Nissan's compact Dualis — the one backed by that left-field, two-faced television campaign — is more crossover vehicle than sports utility vehicle.
The hatchback with all-wheel-drive capability is a handsome machine, maybe even pretty in parts such as around the rear. The body, more svelte than Nissan's boxy X-Trail, does not scream SUV or four-wheel drive; this is important in areas which do not understand the abilities and flexibility of the SUV.
Even so the Dualis has a reasonable road presence. There's a sense of purpose to the high-riding style. For beneath the Dualis is a fair amount of X-Trail. Nissan is looking to have an each-way bet on this SUV business. The Dualis is the more sporting of the duo, more like a European hatchback than mud-plugging or gung-ho camping machine.
The Dualis is the more cosmopolitan of the pair, a car to take to the local football game without concern about parking on a grassed slope. It is an “urban nomad” according to Nissan stylists.
It feels smaller, snugger inside than the X-Trail. And it drives smaller.
There is more sharpness to steering inputs and more zest to the driving. The trade-off is a little less ride comfort in pot-holed roads compared with the X-Trail.
The other trade-off is a little less luggage space in the rear.

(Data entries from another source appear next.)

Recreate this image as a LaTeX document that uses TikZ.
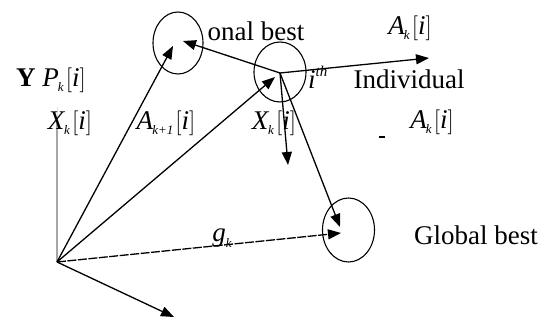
\documentclass[tikz,border=0pt]{standalone}
\usepackage{fontspec}
\setmainfont{Liberation Serif}
\usetikzlibrary{arrows.meta}
\newcommand\vlab[2]{\textit{#1}\kern-1pt\raisebox{-0.45ex}{\fontsize{13}{13}\selectfont\textit{#2}}\kern2pt$\bigl[$\textit{i}$\bigr]$}
\tikzset{
  vec/.style={line width=1.3pt,-{Triangle[length=13pt,width=10pt]}},
  ring/.style={line width=1.1pt},
  lbl/.style={inner sep=0pt,font=\fontsize{27}{30}\selectfont},
}
\begin{document}
\begin{tikzpicture}[x=1pt,y=-1pt]
\useasboundingbox (0,0) rectangle (547,320);
% texts
\node[lbl] (pbtxt) at (256,31) {onal best};
% circles
\draw[ring,fill=white] (178,43) ellipse [x radius=25,y radius=31];
\draw[ring] (280,72) ellipse [x radius=26,y radius=30];
\draw[ring] (348.5,230) ellipse [x radius=26,y radius=32];
% points
\coordinate (O) at (57,262);
\coordinate (I) at (280,73);
\coordinate (Ytip) at (57,107);
\coordinate (Ybase) at (57,120);
\coordinate (PB1) at (173,46);
\coordinate (PB2) at (183,41);
\coordinate (Itip) at (275,77);
\coordinate (Rtip) at (429,58);
\coordinate (Dtip) at (288,165);
\coordinate (GB1) at (340,227);
\coordinate (GB2) at (341,233);
\coordinate (Btip) at (174,317);
% vectors
\draw[line width=1.3pt,gray!70] (O) -- (Ybase);
\draw[vec,draw=none,fill=black] (Ybase) -- (Ytip);
\draw[vec] (O) -- (PB1);
\draw[vec] (I) -- (PB2);
\draw[vec] (O) -- (Itip);
\draw[vec] (I) -- (Rtip);
\draw[vec] (I) -- (Dtip);
\draw[vec] (I) -- (GB1);
\draw[vec,dash pattern=on 9pt off 1.5pt] (O) -- (GB2);
\draw[vec] (O) -- (Btip);
% labels
\node[lbl,anchor=west] (ypk) at (16,80) {\textbf{Y} \vlab{P}{k}};
\node[lbl] (xk1) at (70,123) {\vlab{X}{k}};
\node[lbl] (ak1) at (166,123) {\vlab{A}{k+1}};
\node[lbl] (xk2) at (274,123) {\vlab{X}{k}};
\node[lbl,anchor=west] (ith) at (308,77) {\textit{i}\raisebox{1.0ex}{\fontsize{15}{15}\selectfont\textit{th}}};
\node[lbl] (ak2) at (410,28) {\vlab{A}{k}};
\node[lbl] (indiv) at (409,79) {Individual};
\node[lbl] (ak3) at (432,122) {\vlab{A}{k}};
\node[lbl] (gb) at (476,235) {Global best};
\node[lbl] (gk) at (222,238) {\textit{g}\raisebox{-0.45ex}{\fontsize{13}{13}\selectfont\textit{k}}};
\coordinate (m1) at (379,137);
\coordinate (m2) at (385,137);
\draw[line width=1.5pt] (m1) -- (m2);
\end{tikzpicture}
\end{document}
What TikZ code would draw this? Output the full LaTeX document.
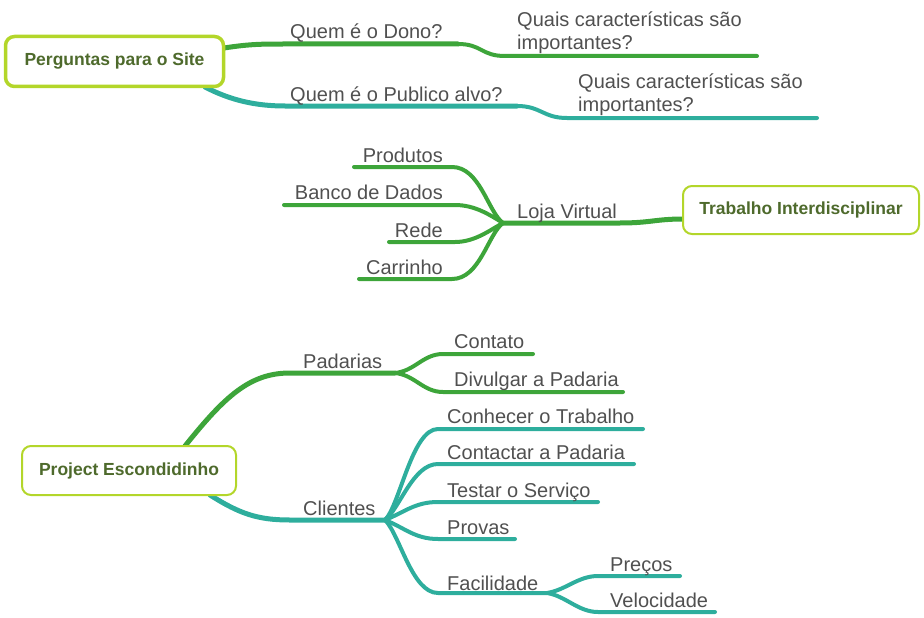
\documentclass[tikz,border=0pt]{standalone}
\usepackage{fontspec}
\setmainfont{Liberation Sans}
\usepackage{xcolor}
\usepackage{tikz}
\usetikzlibrary{positioning}

\definecolor{mapgreen}{HTML}{3DA53A}
\definecolor{mapteal}{HTML}{2EAE9D}
\definecolor{boxlime}{HTML}{B3D62A}
\definecolor{boxtext}{HTML}{4E6A2C}
\definecolor{leafgray}{HTML}{505050}

\tikzset{
  topic/.style={draw=boxlime, line width=2pt, rounded corners=9pt, fill=white,
    text=boxtext, font=\fontsize{17.5}{20}\selectfont\bfseries, inner sep=0pt},
  leaf/.style={text=leafgray, font=\fontsize{20}{23}\selectfont, inner sep=0pt},
  gbranch/.style={mapgreen, line width=4pt, line cap=round},
  tbranch/.style={mapteal, line width=4pt, line cap=round},
  trunk/.style={line width=5pt}
}

\begin{document}
\begin{tikzpicture}[x=1pt,y=-1pt]
    \useasboundingbox (0,0) rectangle (924,618);

    % Perguntas para o Site
    \coordinate (site-g) at (224,48);
    \coordinate (site-t) at (205,87);
    \coordinate (dono-a) at (285,44);
    \coordinate (dono-b) at (458,44);
    \coordinate (dono-c) at (505,56);
    \coordinate (dono-d) at (757,56);
    \coordinate (alvo-a) at (285,106);
    \coordinate (alvo-b) at (517,106);
    \coordinate (alvo-c) at (567,118);
    \coordinate (alvo-d) at (817,118);

    \draw[gbranch,trunk] (site-g) .. controls (250,44) and (262,44) .. (dono-a) -- (dono-b);
    \draw[gbranch] (dono-b) .. controls (482,44) and (481,56) .. (dono-c) -- (dono-d);
    \draw[tbranch,trunk] (site-t) .. controls (230,100) and (255,106) .. (alvo-a) -- (alvo-b);
    \draw[tbranch] (alvo-b) .. controls (541,106) and (543,118) .. (alvo-c) -- (alvo-d);

    \node[topic, line width=3.5pt, minimum width=218pt, minimum height=50pt] (site) at (114.5,61.5) {Perguntas para o Site};
    \node[leaf, anchor=base west] (dono) at (290,39) {Quem é o Dono?};
    \node[leaf, anchor=south west, align=left] (dono-q) at (517,54) {Quais características são\\importantes?};
    \node[leaf, anchor=base west] (alvo) at (290,101) {Quem é o Publico alvo?};
    \node[leaf, anchor=south west, align=left] (alvo-q) at (578,116) {Quais características são\\importantes?};

    % Trabalho Interdisciplinar
    \coordinate (loja) at (503,223);
    \coordinate (loja-b) at (620,223);
    \coordinate (trab-in) at (683,219);
    \coordinate (prod-a) at (354,167);
    \coordinate (prod-b) at (452,167);
    \coordinate (banco-a) at (284,205);
    \coordinate (banco-b) at (455,205);
    \coordinate (rede-a) at (389,242);
    \coordinate (rede-b) at (455,242);
    \coordinate (carr-a) at (359,279);
    \coordinate (carr-b) at (452,279);

    \draw[gbranch,trunk] (loja) -- (loja-b) .. controls (650,223) and (656,219) .. (trab-in);
    \draw[gbranch] (prod-a) -- (prod-b) .. controls (480,167) and (488,212) .. (loja);
    \draw[gbranch] (banco-a) -- (banco-b) .. controls (475,205) and (490,215) .. (loja);
    \draw[gbranch] (rede-a) -- (rede-b) .. controls (475,242) and (490,230) .. (loja);
    \draw[gbranch] (carr-a) -- (carr-b) .. controls (480,279) and (488,234) .. (loja);

    \node[topic, minimum width=236pt, minimum height=48pt] (trab) at (801,210) {Trabalho Interdisciplinar};
    \node[leaf, anchor=base west] (loja-t) at (517,218) {Loja Virtual};
    \node[leaf, anchor=base east] (prod) at (443,162) {Produtos};
    \node[leaf, anchor=base east] (banco) at (443,199) {Banco de Dados};
    \node[leaf, anchor=base east] (rede) at (443,237) {Rede};
    \node[leaf, anchor=base east] (carr) at (443,274) {Carrinho};

    % Project Escondidinho
    \coordinate (proj-g) at (185,446);
    \coordinate (proj-t) at (210,495);
    \coordinate (pad-a) at (290,373);
    \coordinate (pad) at (395,373);
    \coordinate (cont-a) at (443,354);
    \coordinate (cont-b) at (533,354);
    \coordinate (div-a) at (443,392);
    \coordinate (div-b) at (623,392);
    \coordinate (cli-a) at (290,520);
    \coordinate (cli) at (385,520);
    \coordinate (con-a) at (438,429);
    \coordinate (con-b) at (643,429);
    \coordinate (ctt-a) at (438,464);
    \coordinate (ctt-b) at (634,464);
    \coordinate (tes-a) at (438,502);
    \coordinate (tes-b) at (598,502);
    \coordinate (prv-a) at (438,539);
    \coordinate (prv-b) at (515,539);
    \coordinate (fac-a) at (438,593);
    \coordinate (fac) at (547,593);
    \coordinate (pre-a) at (598,576);
    \coordinate (pre-b) at (680,576);
    \coordinate (vel-a) at (598,612);
    \coordinate (vel-b) at (715,612);

    \draw[gbranch,trunk] (proj-g) .. controls (225,396) and (250,373) .. (pad-a) -- (pad);
    \draw[gbranch] (pad) .. controls (415,371) and (423,354) .. (cont-a) -- (cont-b);
    \draw[gbranch] (pad) .. controls (415,375) and (423,392) .. (div-a) -- (div-b);
    \draw[tbranch,trunk] (proj-t) .. controls (240,514) and (258,520) .. (cli-a) -- (cli);
    \draw[tbranch] (cli) .. controls (400,505) and (412,429) .. (con-a) -- (con-b);
    \draw[tbranch] (cli) .. controls (400,508) and (413,464) .. (ctt-a) -- (ctt-b);
    \draw[tbranch] (cli) .. controls (405,512) and (415,502) .. (tes-a) -- (tes-b);
    \draw[tbranch] (cli) .. controls (405,528) and (415,539) .. (prv-a) -- (prv-b);
    \draw[tbranch] (cli) .. controls (400,535) and (412,593) .. (fac-a) -- (fac);
    \draw[tbranch] (fac) .. controls (566,590) and (578,576) .. (pre-a) -- (pre-b);
    \draw[tbranch] (fac) .. controls (566,596) and (578,612) .. (vel-a) -- (vel-b);

    \node[topic, minimum width=214pt, minimum height=49pt] (proj) at (129,470.5) {Project Escondidinho};
    \node[leaf, anchor=base west] (pad-t) at (303,368) {Padarias};
    \node[leaf, anchor=base west] (cont) at (454,348) {Contato};
    \node[leaf, anchor=base west] (div) at (454,386) {Divulgar a Padaria};
    \node[leaf, anchor=base west] (cli-t) at (303,515) {Clientes};
    \node[leaf, anchor=base west] (con) at (447,423) {Conhecer o Trabalho};
    \node[leaf, anchor=base west] (ctt) at (447,459) {Contactar a Padaria};
    \node[leaf, anchor=base west] (tes) at (447,497) {Testar o Serviço};
    \node[leaf, anchor=base west] (prv) at (447,534) {Provas};
    \node[leaf, anchor=base west] (fac-t) at (447,590) {Facilidade};
    \node[leaf, anchor=base west] (pre) at (610,571) {Preços};
    \node[leaf, anchor=base west] (vel) at (610,607) {Velocidade};
\end{tikzpicture}
\end{document}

Front seats are firm and supportive, occupants (four adults is best) sit a little higher than in a conventional hatch; instrumentation and dashboard layout are all tidy, well-organised and legible (though that strange “Olympic wreath” for fuel and temperature gauges may puzzle some).
Standard gear in the ST (from $28,990) includes airconditioning, power windows and mirrors, cruise control and CD audio, plus the all-wheel-drive system to switch the front-drive car to all-wheel drive.
The Ti models gain leather seats, alloy wheels, automatic headlights and wipers and trip computer. Also stability and traction controls plus side and curtain airbags.
Both have 188mm worth of ground clearance, both run a 2-litre engine with 102kW and 198Nm of torque. There is the choice of six-speed manual or a continuously variable transmission with six steps.
And despite that ride height, despite just those 102kW and 198Nm, the Nissan Dualis defies the numbers and provides a sporting, entertaining drive.
There is less body movement and hint of understeer than in the X-Trail, there is sharper steering. Perhaps helped, too, by the sports-style interior, the Dualis driver is encouraged to press on with confidence.
It does, however, need a firm foot and some working of the gearbox to make best use of the power and torque.
It has some character this Nissan. Easy to use as a city runabout, easy and pretty refined down the highway and happy to wander down a dirt road.
The only question will be whether the motorist understands the duality of that character; that is the Dualis's ability to attack both a tarred mountain road with some panache as well as head off to a private picnic spot down a sandy track.